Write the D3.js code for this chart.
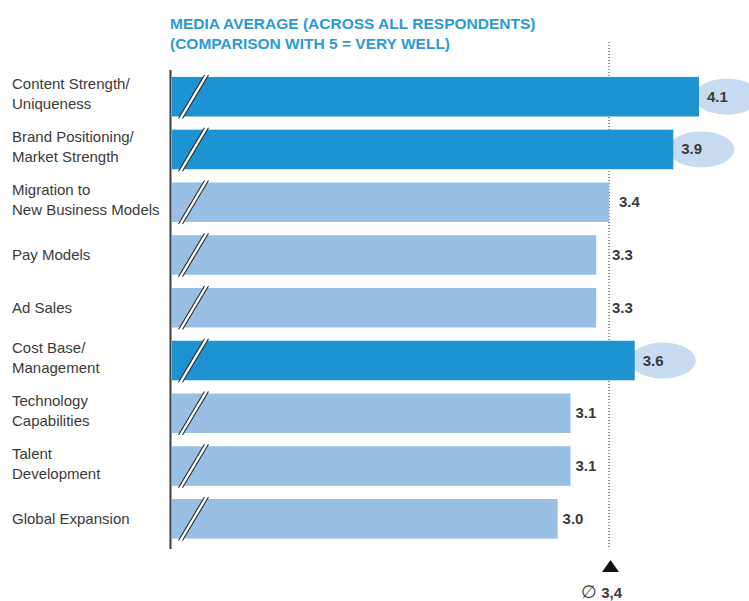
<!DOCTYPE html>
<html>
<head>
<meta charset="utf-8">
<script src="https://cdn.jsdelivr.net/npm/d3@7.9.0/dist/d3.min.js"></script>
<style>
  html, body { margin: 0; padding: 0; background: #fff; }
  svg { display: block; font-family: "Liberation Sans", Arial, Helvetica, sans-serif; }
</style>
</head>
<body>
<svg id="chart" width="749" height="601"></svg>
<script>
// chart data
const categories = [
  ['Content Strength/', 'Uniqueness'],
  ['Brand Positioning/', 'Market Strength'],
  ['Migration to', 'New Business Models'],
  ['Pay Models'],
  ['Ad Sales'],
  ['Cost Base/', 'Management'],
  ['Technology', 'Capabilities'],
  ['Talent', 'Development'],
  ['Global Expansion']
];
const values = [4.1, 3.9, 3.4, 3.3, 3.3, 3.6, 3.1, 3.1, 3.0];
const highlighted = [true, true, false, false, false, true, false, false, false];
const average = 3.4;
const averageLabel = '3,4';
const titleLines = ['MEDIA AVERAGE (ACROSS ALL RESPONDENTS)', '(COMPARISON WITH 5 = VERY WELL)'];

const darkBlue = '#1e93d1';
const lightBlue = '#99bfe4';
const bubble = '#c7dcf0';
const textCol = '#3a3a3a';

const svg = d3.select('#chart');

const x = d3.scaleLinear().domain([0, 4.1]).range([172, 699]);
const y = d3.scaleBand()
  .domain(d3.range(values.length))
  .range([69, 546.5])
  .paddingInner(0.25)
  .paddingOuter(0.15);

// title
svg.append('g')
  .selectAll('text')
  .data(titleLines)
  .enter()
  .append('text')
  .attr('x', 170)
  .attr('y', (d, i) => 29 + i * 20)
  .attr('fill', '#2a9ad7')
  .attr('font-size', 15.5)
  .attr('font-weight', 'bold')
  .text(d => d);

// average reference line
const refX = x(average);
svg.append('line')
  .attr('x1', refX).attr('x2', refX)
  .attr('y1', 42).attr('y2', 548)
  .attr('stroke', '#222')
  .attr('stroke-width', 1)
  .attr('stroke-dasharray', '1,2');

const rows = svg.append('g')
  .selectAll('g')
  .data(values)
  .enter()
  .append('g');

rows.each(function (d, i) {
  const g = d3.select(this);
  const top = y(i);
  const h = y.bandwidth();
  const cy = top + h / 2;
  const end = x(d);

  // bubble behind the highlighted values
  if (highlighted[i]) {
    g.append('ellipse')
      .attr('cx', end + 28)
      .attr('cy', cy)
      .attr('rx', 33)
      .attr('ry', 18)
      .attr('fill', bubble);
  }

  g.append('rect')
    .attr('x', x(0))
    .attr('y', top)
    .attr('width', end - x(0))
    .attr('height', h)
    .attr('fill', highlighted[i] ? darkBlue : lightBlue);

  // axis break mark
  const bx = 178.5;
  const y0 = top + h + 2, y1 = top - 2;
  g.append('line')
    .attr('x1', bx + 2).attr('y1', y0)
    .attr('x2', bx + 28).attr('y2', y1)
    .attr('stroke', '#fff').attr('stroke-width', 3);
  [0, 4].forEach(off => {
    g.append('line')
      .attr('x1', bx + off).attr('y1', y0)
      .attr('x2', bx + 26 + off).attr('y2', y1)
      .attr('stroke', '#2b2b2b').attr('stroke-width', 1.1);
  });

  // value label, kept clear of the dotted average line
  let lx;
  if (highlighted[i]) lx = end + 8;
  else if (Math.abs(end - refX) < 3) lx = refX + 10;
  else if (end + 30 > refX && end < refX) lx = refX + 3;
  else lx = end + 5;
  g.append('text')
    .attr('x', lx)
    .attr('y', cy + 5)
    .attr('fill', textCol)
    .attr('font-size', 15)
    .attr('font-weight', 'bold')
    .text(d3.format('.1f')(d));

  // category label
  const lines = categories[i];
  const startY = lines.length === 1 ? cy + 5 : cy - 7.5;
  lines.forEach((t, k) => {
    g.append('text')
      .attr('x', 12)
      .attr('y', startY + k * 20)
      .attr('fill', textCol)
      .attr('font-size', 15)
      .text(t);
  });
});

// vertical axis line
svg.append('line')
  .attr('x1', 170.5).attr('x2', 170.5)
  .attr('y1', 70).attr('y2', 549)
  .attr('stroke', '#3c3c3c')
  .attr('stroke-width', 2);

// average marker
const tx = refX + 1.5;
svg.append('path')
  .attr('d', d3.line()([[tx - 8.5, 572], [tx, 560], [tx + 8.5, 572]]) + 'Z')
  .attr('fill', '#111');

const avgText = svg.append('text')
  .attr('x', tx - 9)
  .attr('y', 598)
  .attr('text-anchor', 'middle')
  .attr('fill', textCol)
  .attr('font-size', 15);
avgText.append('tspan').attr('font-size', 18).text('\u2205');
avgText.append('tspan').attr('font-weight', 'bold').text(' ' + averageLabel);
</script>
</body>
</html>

WHAT THE TASK ASKS - Without the pictures, output the full listing exactly as it stands.

WORKED SOLUTION -
Write the D3.js code for this chart.
<!DOCTYPE html>
<html>
<head>
<meta charset="utf-8">
<script src="https://cdn.jsdelivr.net/npm/d3@7.9.0/dist/d3.min.js"></script>
<style>
  html, body { margin: 0; padding: 0; background: #fff; }
  svg { display: block; font-family: "Liberation Sans", Arial, Helvetica, sans-serif; }
</style>
</head>
<body>
<svg id="chart" width="749" height="601"></svg>
<script>
// chart data
const categories = [
  ['Content Strength/', 'Uniqueness'],
  ['Brand Positioning/', 'Market Strength'],
  ['Migration to', 'New Business Models'],
  ['Pay Models'],
  ['Ad Sales'],
  ['Cost Base/', 'Management'],
  ['Technology', 'Capabilities'],
  ['Talent', 'Development'],
  ['Global Expansion']
];
const values = [4.1, 3.9, 3.4, 3.3, 3.3, 3.6, 3.1, 3.1, 3.0];
const highlighted = [true, true, false, false, false, true, false, false, false];
const average = 3.4;
const averageLabel = '3,4';
const titleLines = ['MEDIA AVERAGE (ACROSS ALL RESPONDENTS)', '(COMPARISON WITH 5 = VERY WELL)'];

const darkBlue = '#1e93d1';
const lightBlue = '#99bfe4';
const bubble = '#c7dcf0';
const textCol = '#3a3a3a';

const svg = d3.select('#chart');

const x = d3.scaleLinear().domain([0, 4.1]).range([172, 699]);
const y = d3.scaleBand()
  .domain(d3.range(values.length))
  .range([69, 546.5])
  .paddingInner(0.25)
  .paddingOuter(0.15);

// title
svg.append('g')
  .selectAll('text')
  .data(titleLines)
  .enter()
  .append('text')
  .attr('x', 170)
  .attr('y', (d, i) => 29 + i * 20)
  .attr('fill', '#2a9ad7')
  .attr('font-size', 15.5)
  .attr('font-weight', 'bold')
  .text(d => d);

// average reference line
const refX = x(average);
svg.append('line')
  .attr('x1', refX).attr('x2', refX)
  .attr('y1', 42).attr('y2', 548)
  .attr('stroke', '#222')
  .attr('stroke-width', 1)
  .attr('stroke-dasharray', '1,2');

const rows = svg.append('g')
  .selectAll('g')
  .data(values)
  .enter()
  .append('g');

rows.each(function (d, i) {
  const g = d3.select(this);
  const top = y(i);
  const h = y.bandwidth();
  const cy = top + h / 2;
  const end = x(d);

  // bubble behind the highlighted values
  if (highlighted[i]) {
    g.append('ellipse')
      .attr('cx', end + 28)
      .attr('cy', cy)
      .attr('rx', 33)
      .attr('ry', 18)
      .attr('fill', bubble);
  }

  g.append('rect')
    .attr('x', x(0))
    .attr('y', top)
    .attr('width', end - x(0))
    .attr('height', h)
    .attr('fill', highlighted[i] ? darkBlue : lightBlue);

  // axis break mark
  const bx = 178.5;
  const y0 = top + h + 2, y1 = top - 2;
  g.append('line')
    .attr('x1', bx + 2).attr('y1', y0)
    .attr('x2', bx + 28).attr('y2', y1)
    .attr('stroke', '#fff').attr('stroke-width', 3);
  [0, 4].forEach(off => {
    g.append('line')
      .attr('x1', bx + off).attr('y1', y0)
      .attr('x2', bx + 26 + off).attr('y2', y1)
      .attr('stroke', '#2b2b2b').attr('stroke-width', 1.1);
  });

  // value label, kept clear of the dotted average line
  let lx;
  if (highlighted[i]) lx = end + 8;
  else if (Math.abs(end - refX) < 3) lx = refX + 10;
  else if (end + 30 > refX && end < refX) lx = refX + 3;
  else lx = end + 5;
  g.append('text')
    .attr('x', lx)
    .attr('y', cy + 5)
    .attr('fill', textCol)
    .attr('font-size', 15)
    .attr('font-weight', 'bold')
    .text(d3.format('.1f')(d));

  // category label
  const lines = categories[i];
  const startY = lines.length === 1 ? cy + 5 : cy - 7.5;
  lines.forEach((t, k) => {
    g.append('text')
      .attr('x', 12)
      .attr('y', startY + k * 20)
      .attr('fill', textCol)
      .attr('font-size', 15)
      .text(t);
  });
});

// vertical axis line
svg.append('line')
  .attr('x1', 170.5).attr('x2', 170.5)
  .attr('y1', 70).attr('y2', 549)
  .attr('stroke', '#3c3c3c')
  .attr('stroke-width', 2);

// average marker
const tx = refX + 1.5;
svg.append('path')
  .attr('d', d3.line()([[tx - 8.5, 572], [tx, 560], [tx + 8.5, 572]]) + 'Z')
  .attr('fill', '#111');

const avgText = svg.append('text')
  .attr('x', tx - 9)
  .attr('y', 598)
  .attr('text-anchor', 'middle')
  .attr('fill', textCol)
  .attr('font-size', 15);
avgText.append('tspan').attr('font-size', 18).text('\u2205');
avgText.append('tspan').attr('font-weight', 'bold').text(' ' + averageLabel);
</script>
</body>
</html>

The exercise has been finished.